Fire Prevention Week….Be Prepared!



We all know Smokey the Bear’s famous saying, “Only you can prevent wildfires.” While there are still elements out of our control sometimes, as human beings, there are things we can do to help prevent any type of fire, whether it be outside or inside. October 4th through the 10th is “Fire Prevention Week.” This week is designed to spread information on how to be safe and how to try and restrict fires. Created by the National Fire Prevention Association, the theme for 2020 is “Serve Up Fire Safety in the Kitchen.” In fact, according to the week’s website, cooking is the number one cause of home fires and injuries. No matter how old you are, everyone could use a reminder about ways to prevent fires from happening, and what to do if they do occur. After all, it has probably been less recently than you think when the fire dog and firefighters stopped by your elementary school classrooms. Here’s a quick refresher.

General Tips: 

  • Ensure smoke alarms are working on every level of your home, inside bedrooms, and common areas. Always test the alarms each month to ensure they are working correctly. If not, replace what is needed.
  • Smoke alarms should be at least 10 feet from the kitchen. Too close to a heat source can cause a false alarm.
  • There are smoke alarm options for those who are hard of hearing or deaf.
  • Create a fire escape plan with your family members or roommates. This plan should include how to safely get out of your home in less than two minutes in the event of a fire. A few things to consider when designing your plan: there should be two escape routes from each of the rooms in your house; if you see smoke, stay low to the ground; decide where to meet everyone outside, and never go back in for anything; and lastly, once a fire starts, you have less than two minutes to get out. Once you have your plan, practice at least twice a year to make sure everyone knows what to do.
  • Other habits to include when practicing with your family are to always close the doors behind you when escaping a fire; test door handles to see if they are hot before opening and to “stop, drop, and roll” if your clothes catch on fire.
  • Store matches and lighters in a safe, preferably locked, place, and keep away from children.
  • Always remain in the room where there are lighted candles. Extinguish the flames before leaving the room or switch to flameless candles.
  • Check all cords in your house often and replace any that have been frayed.

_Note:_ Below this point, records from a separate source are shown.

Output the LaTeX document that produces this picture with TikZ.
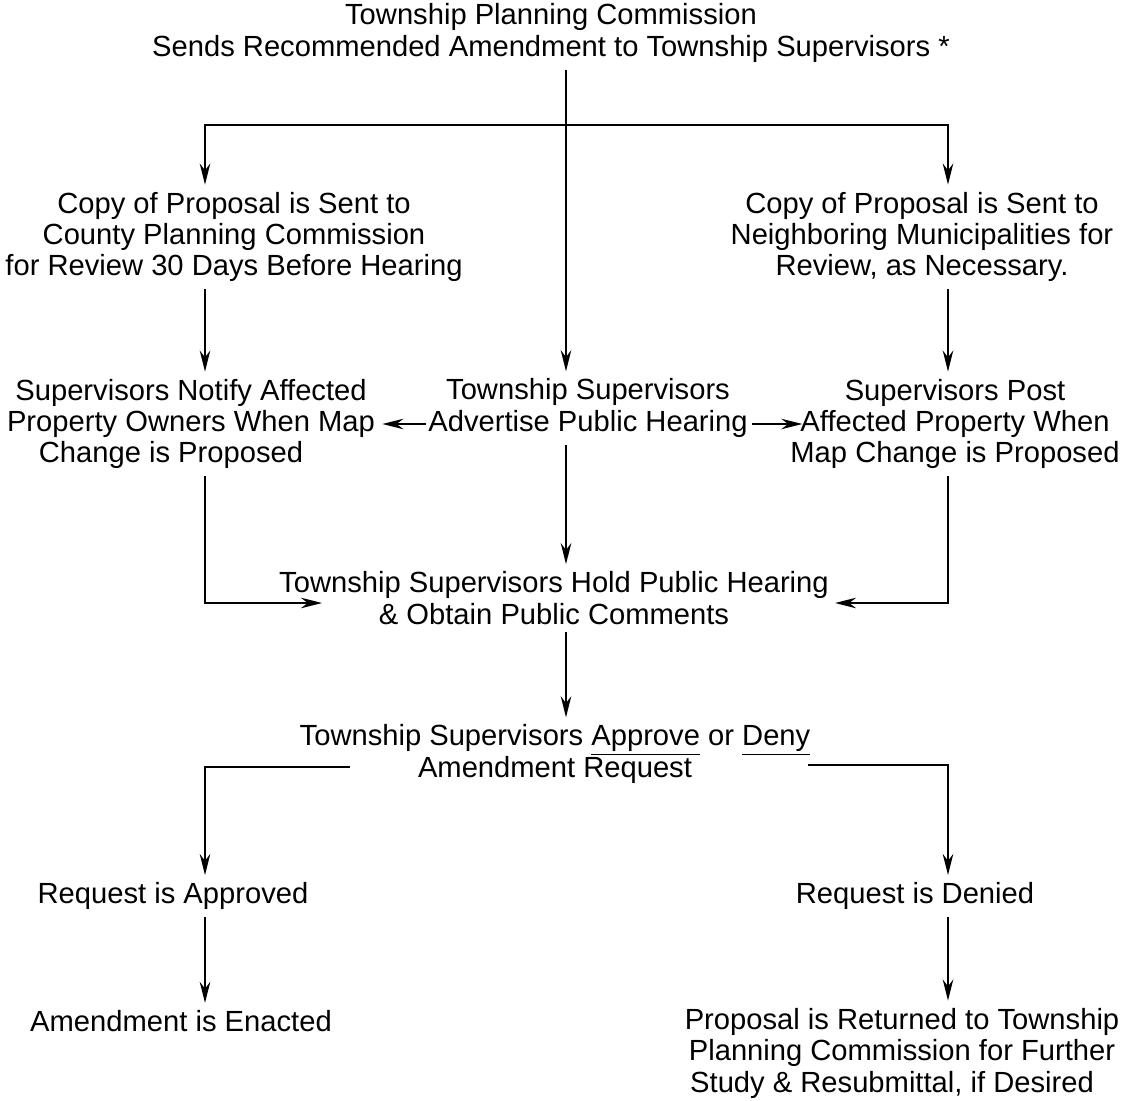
\documentclass[tikz,border=0pt]{standalone}
\usepackage{fontspec}
\setmainfont{Liberation Sans}
\usetikzlibrary{arrows.meta}
\begin{document}
\begin{tikzpicture}[x=0.02cm,y=-0.02cm,
  txt/.style={align=center, inner sep=4pt, font=\fontsize{16.6}{17.9}\selectfont},
  ln/.style={line width=1.1pt},
  arr/.style={ln, -{Stealth[length=12pt,width=6pt]}}]
\useasboundingbox (0,0) rectangle (1125,1101);
% column coordinates
\coordinate (cx) at (566,0);
\coordinate (lx) at (205,0);
\coordinate (rx) at (948,0);
\coordinate (ay) at (0,424);
% nodes
\node[txt] (top) at (551,33) {Township Planning Commission\\Sends Recommended Amendment to Township Supervisors *};
\node[txt] (cp1) at (234,237) {Copy of Proposal is Sent to\\County Planning Commission\\for Review 30 Days Before Hearing};
\node[txt] (cp2) at (922,237) {Copy of Proposal is Sent to\\Neighboring Municipalities for\\Review, as Necessary.};
\node[txt] (notify) at (191,424) {Supervisors Notify Affected\\Property Owners When Map\\Change is Proposed\hspace*{0.8cm}};
\node[txt] (adv) at (588,408) {Township Supervisors\\Advertise Public Hearing};
\node[txt] (post) at (955,424) {Supervisors Post\\Affected Property When\\Map Change is Proposed};
\node[txt] (hold) at (554,598) {Township Supervisors Hold Public Hearing\\\& Obtain Public Comments};
\node[txt] (dec) at (555,754) {Township Supervisors \underline{Approve} or \underline{Deny}\\Amendment Request};
\node[txt] (appr) at (173,896) {Request is Approved};
\node[txt] (den) at (915,896) {Request is Denied};
\node[txt] (enact) at (181,1021) {Amendment is Enacted};
\node[txt] (ret) at (902,1053) {Proposal is Returned to Township\\Planning Commission for Further\\Study \& Resubmittal, if Desired\hspace*{0.4cm}};
% junction / free-end coordinates
\coordinate (j1) at (566,125);
\coordinate (hl) at (322,603);
\coordinate (hr) at (835,603);
\coordinate (dl) at (350,767);
\coordinate (dr) at (808,765);
% connectors
\draw[arr] (top.south -| cx) -- (adv.north -| cx);
\draw[arr] (j1) -| (cp1.north -| lx);
\draw[arr] (j1) -| (cp2.north -| rx);
\draw[arr] (cp1.south -| lx) -- (notify.north -| lx);
\draw[arr] (cp2.south -| rx) -- (post.north -| rx);
\draw[arr, shorten <=-3pt] (adv.west |- ay) -- (notify.east |- ay);
\draw[arr, shorten <=-2pt, shorten >=-11pt] (adv.east |- ay) -- (post.west |- ay);
\draw[arr] (adv.south -| cx) -- (hold.north -| cx);
\draw[arr] (notify.south -| lx) |- (hl);
\draw[arr] (post.south -| rx) |- (hr);
\draw[arr] (hold.south -| cx) -- (dec.north -| cx);
\draw[arr] (dl) -| (appr.north -| lx);
\draw[arr] (dr) -| (den.north -| rx);
\draw[arr] (appr.south -| lx) -- (enact.north -| lx);
\draw[arr] (den.south -| rx) -- (ret.north -| rx);
\end{tikzpicture}
\end{document}
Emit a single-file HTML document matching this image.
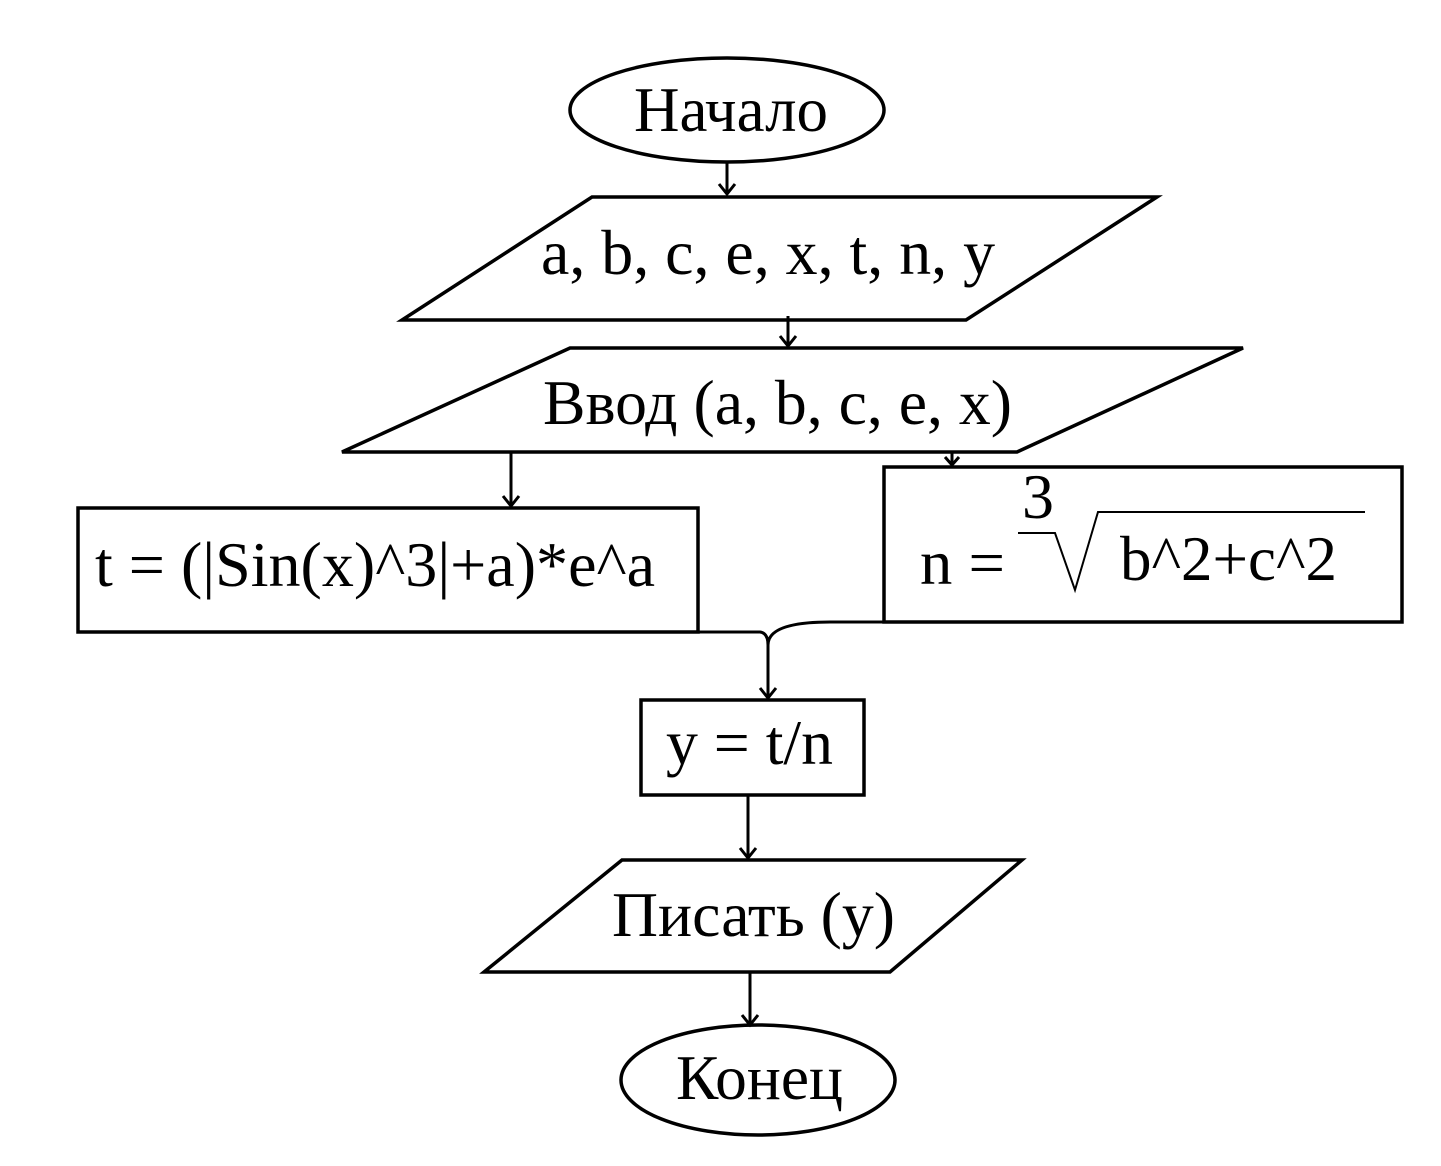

In addition to general precautions you can take, you can also prevent fires from happening in everyday activities, such as cooking.

Cooking: 

  • Always stay alert when you are using the oven or stovetop.
  • Check your food often and use a timer when simmering, frying, grilling, boiling, baking, or roasting.
  • Stay in the kitchen at all times.
  • Move anything that could catch fire away from the oven or stovetop. Items could include towels, oven mitts, etc.
  • Clean your burners and oven regularly. A buildup of food and grit could cause a fire.

Heating: 

  • All flammable items, such as paper, clothing, or rugs, should be at least 3 feet from a heater, stove, or fireplace.
  • Portable heaters and fireplaces should always be watched when in use. Before leaving a room, extinguish them.
  • If you are using a space heater, make sure it is on ceramic tile or another non-flammable surface. Never place it on cloth objects. In addition, purchase models that shut off instantly if the heater falls over.
  • Keep children and pets away from heaters, fireplaces, stovetops, and ovens. You can purchase a safety gate for this purpose.

Encountering a fire is one of the things we prepare for and hope never happens to us. However, it is also best to be prepared in every way you possibly can. These tips will help prevent a fire and just may help save a life!